• Third quarter earnings:  Usually when the analyst expectations bar is set low for earnings season, the S&P 500 sees a positive performance during earnings season.  Conversely, when the bar is set high into earnings season, the market has struggled during the reporting period.  This season the bar has been set very low as Q3 corporate earnings growth estimates decline to minus 4.5% (source:  FactSet).  We could be set up here for a positive surprise with the caveat being comments about the trade war impact during company conference calls.
     
  • Sentiment:  The American Association of Individual Investors (AAII) reading on bullish sentiment dropped to 20% last week.  This reading takes out the lows from the Q4 2018 sell-off and is at the lowest level since May 26, 2016 (and 1993 prior to that).  Most interesting is that the S&P 500 is only 2% away from its all-time high despite the pessimism.  Last week’s reading follows two sub-30% bullish readings in the previous two weeks.  If you look at the seven previous times bullishness was this low in the AAII survey, five of those times marked permanent lows in stocks.  After each of those five readings, markets never closed a week at lower prices. 
     
  • Range bound:  Despite big short-term moves, the S&P 500 is currently at the same level it was at last month, three months ago, six months ago, and one year ago – see the chart below.  Bulls are quick to point out that long periods of consolidation are usually resolved to the upside.  We will point out that the P/E multiple on the S&P 500 is about 2x lower now than when the market first peaked in January 2018.  A return to the old P/E high would result in price appreciation of about 10% from these levels.

                                                                                                    Source:  Bespoke Investment Group
 

  • 2020 election:  With more than a year until the election in 2020, a lot can and will change.  But currently, according to the betting website Predictit, Elizabeth Warren has increasingly become the favorite in the Democratic field and trails President Trump by only a small spread. 

                                                President Trump      39 ¢
                                                Elizabeth Warren     34 ¢
                                                Joe Biden                14 ¢
 

Truce With China:  Has the Mini-Deal De-Risked the Markets?

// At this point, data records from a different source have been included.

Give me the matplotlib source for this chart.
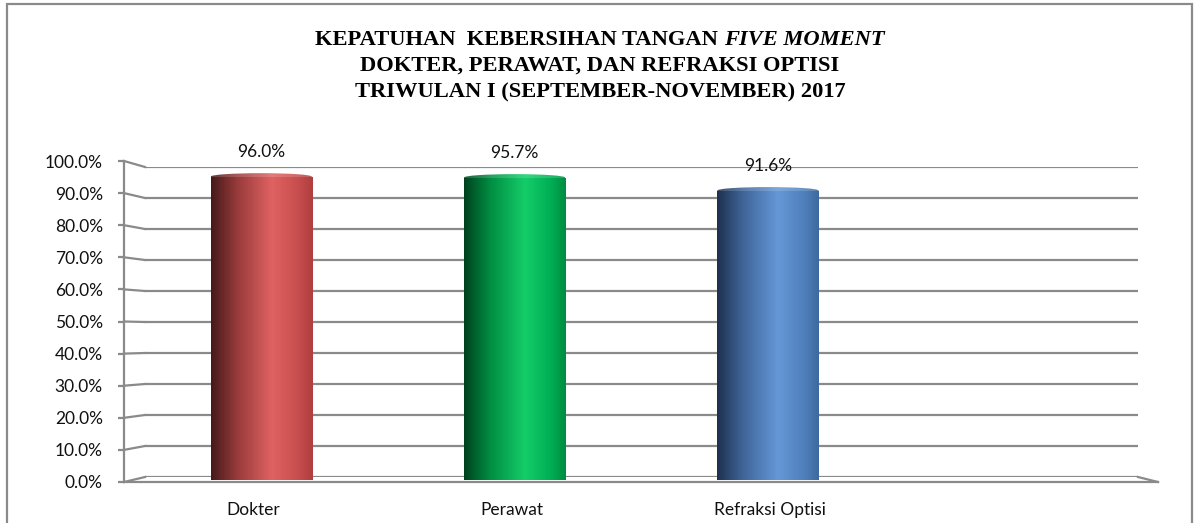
import numpy as np
import matplotlib
matplotlib.use("Agg")
import matplotlib.pyplot as plt
from matplotlib.lines import Line2D
from matplotlib.patches import Rectangle, Ellipse
from matplotlib.transforms import IdentityTransform
from matplotlib.colors import LinearSegmentedColormap

# ---- data ----
categories = ["Dokter", "Perawat", "Refraksi Optisi", ""]
values = [0.960, 0.957, 0.916]
value_labels = ["96.0%", "95.7%", "91.6%"]
yticks = [0.0, 0.1, 0.2, 0.3, 0.4, 0.5, 0.6, 0.7, 0.8, 0.9, 1.0]
ytick_labels = ["0.0%", "10.0%", "20.0%", "30.0%", "40.0%", "50.0%",
                "60.0%", "70.0%", "80.0%", "90.0%", "100.0%"]
title_line1a = "KEPATUHAN  KEBERSIHAN TANGAN "
title_line1b = "FIVE MOMENT"
title_line2 = "DOKTER, PERAWAT, DAN REFRAKSI OPTISI"
title_line3 = "TRIWULAN I (SEPTEMBER-NOVEMBER) 2017"

# gradient stops (position, rgb) per bar
bar_grads = [
    [(0.0, (70, 25, 25)), (0.25, (150, 58, 58)), (0.6, (224, 98, 98)), (0.85, (200, 78, 78)), (1.0, (175, 62, 62))],
    [(0.0, (0, 65, 30)), (0.25, (0, 140, 65)), (0.6, (20, 205, 105)), (0.85, (0, 175, 85)), (1.0, (0, 140, 65))],
    [(0.0, (30, 48, 78)), (0.25, (62, 100, 152)), (0.6, (102, 152, 215)), (0.85, (80, 128, 188)), (1.0, (62, 105, 160))],
]

W, H = 1194, 523
fig = plt.figure(figsize=(W / 100, H / 100), dpi=100)
fig.patch.set_facecolor("white")


def ax_rect(x0, y0, x1, y1):
    # pixel box (top-left origin) -> figure fraction
    return [x0 / W, 1 - y1 / H, (x1 - x0) / W, (y1 - y0) / H]


GRID = "#8a8a8a"
TXT = "#111111"
SANS = ["Lato", "DejaVu Sans"]
SERIF = ["Liberation Serif", "DejaVu Serif"]

# figure border (bottom edge falls outside the picture)
fig.add_artist(Rectangle((6.5 / W, -0.05), (1192 - 6.5) / W, 1.05 - 4.5 / H,
                         transform=fig.transFigure, fill=False,
                         edgecolor="#8a8a8a", lw=1.6, clip_on=False))

# back wall axes (gridlines)
ax_back = fig.add_axes(ax_rect(145, 167, 1138, 477))
ax_back.set_xlim(0, 4)
ax_back.set_ylim(0, 1)
ax_back.set_yticks(yticks)
ax_back.yaxis.grid(True, color=GRID, lw=1.6)
ax_back.tick_params(left=False, bottom=False, labelleft=False, labelbottom=False)
for s in ax_back.spines.values():
    s.set_visible(False)
ax_back.patch.set_alpha(0)

# bar axes (middle plane)
ax_bar = fig.add_axes(ax_rect(134.5, 164, 1148, 480))
ax_bar.set_xlim(-0.5, 3.5)
ax_bar.set_ylim(0, 1)
ax_bar.axis("off")
ax_bar.patch.set_alpha(0)

bw = 0.4
bars = ax_bar.bar(range(len(values)), values, width=bw, color="none", edgecolor="none")
for i, (b, stops) in enumerate(zip(bars, bar_grads)):
    cmap = LinearSegmentedColormap.from_list(
        f"g{i}", [(p, tuple(c / 255 for c in rgb)) for p, rgb in stops])
    x0 = b.get_x()
    h = b.get_height()
    grad = np.linspace(0, 1, 256).reshape(1, -1)
    im = ax_bar.imshow(grad, cmap=cmap, aspect="auto",
                       extent=(x0, x0 + bw, 0, h), zorder=3, interpolation="bilinear")
    im.set_clip_path(b)
    # elliptical top
    eh = 0.022
    top = Ellipse((x0 + bw / 2, h), bw, eh, zorder=4, facecolor="none", edgecolor="none")
    ax_bar.add_patch(top)
    im2 = ax_bar.imshow(grad, cmap=cmap, aspect="auto",
                        extent=(x0, x0 + bw, h - eh / 2, h + eh / 2), zorder=4,
                        interpolation="bilinear", alpha=0.85)
    im2.set_clip_path(top)
    ax_bar.annotate(value_labels[i], (i, h), xytext=(0, 18), textcoords="offset points",
                    ha="center", va="center", fontsize=12.5, family=SANS, color=TXT)
ax_bar.set_xlim(-0.5, 3.5)
ax_bar.set_ylim(0, 1)

# front axes (axis line, ticks, labels)
ax_front = fig.add_axes(ax_rect(124, 161, 1158, 482))
ax_front.set_xlim(-0.5, 3.5)
ax_front.set_ylim(0, 1)
ax_front.patch.set_alpha(0)
ax_front.set_yticks(yticks)
ax_front.set_yticklabels(ytick_labels, family=SANS, fontsize=12.5, color=TXT)
ax_front.set_xticks(range(len(categories)))
ax_front.set_xticklabels(categories, family=SANS, fontsize=12.5, color=TXT)
ax_front.tick_params(axis="y", direction="out", length=4.3, width=1.6, color=GRID, pad=11)
ax_front.tick_params(axis="x", length=0, pad=14.5)
for k in ("top", "right"):
    ax_front.spines[k].set_visible(False)
for k in ("left", "bottom"):
    ax_front.spines[k].set_color(GRID)
    ax_front.spines[k].set_linewidth(1.6)

# perspective connectors
fig.canvas.draw()
for v in yticks:
    p0 = ax_front.transData.transform((-0.5, v))
    p1 = ax_back.transData.transform((0, v))
    fig.add_artist(Line2D([p0[0], p1[0]], [p0[1], p1[1]], transform=IdentityTransform(),
                          color=GRID, lw=1.6))
p0 = ax_front.transData.transform((3.5, 0))
p1 = ax_back.transData.transform((4, 0))
fig.add_artist(Line2D([p0[0], p1[0]], [p0[1], p1[1]], transform=IdentityTransform(),
                      color=GRID, lw=1.6))

# title
tfs = 16.2
cx = 600 / W
r = fig.canvas.get_renderer()
ta = fig.text(0, 1 - 40 / H, title_line1a, family=SERIF, weight="bold", fontsize=tfs,
              ha="left", va="center", color="black")
tb = fig.text(0, 1 - 40 / H, title_line1b, family=SERIF, weight="bold", style="italic",
              fontsize=tfs, ha="left", va="center", color="black")
wa = ta.get_window_extent(r).width
wb = tb.get_window_extent(r).width
start = 600 - (wa + wb) / 2
ta.set_x(start / W)
tb.set_x((start + wa) / W)
fig.text(cx, 1 - 66 / H, title_line2, family=SERIF, weight="bold", fontsize=tfs,
         ha="center", va="center", color="black")
fig.text(cx, 1 - 92 / H, title_line3, family=SERIF, weight="bold", fontsize=tfs,
         ha="center", va="center", color="black")

fig.savefig("out.png", dpi=100, facecolor="white")
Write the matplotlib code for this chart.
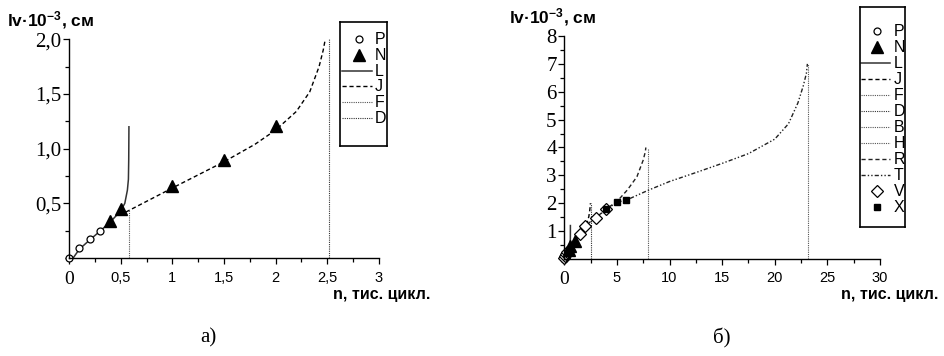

Markets are enamored with every single headline, story or tweet related to trade discussions.  But it creates a lot of noise that is almost impossible to see through for real issues driving equity prices.
 
Chinese sources refused to call last week’s agreement a “deal” and appeared to play down expectations.  Some details of the deal have not been confirmed officially by China, either.  Bloomberg reported that China wants further talks to confirm certain aspects the White House claims the Chinese agreed to.  Even if the deal is in place, it does not represent major progress.  Major issues were not dealt with but rather deferred until phase two or three.
 
How will this affect U.S. stocks?  The markets aren’t in a much different place than they were before last Friday’s announcement.  Yes, the U.S. and China called a truce, but nothing sensitive was agreed to.  Investors will have to deal with trade uncertainty for a while longer.  Concerns about global growth will continue-and the recession hawks in the U.S. will resurface.  Bond prices are likely to rally (yields fall) and market leadership (‘defensives’ such as utility, real estate, and consumer staple stocks) will probably stay the same.  Cyclical stocks will continue to lag in our opinion due to uncertain growth prospects.
 
The lack of any break-through trade news passes the baton back to earnings.  Investor attention is now focused on Q3 earnings reports which start this week – early reports are encouraging.  Better than expected earnings are the markets’ best recipe for higher prices – real trade progress will have to wait.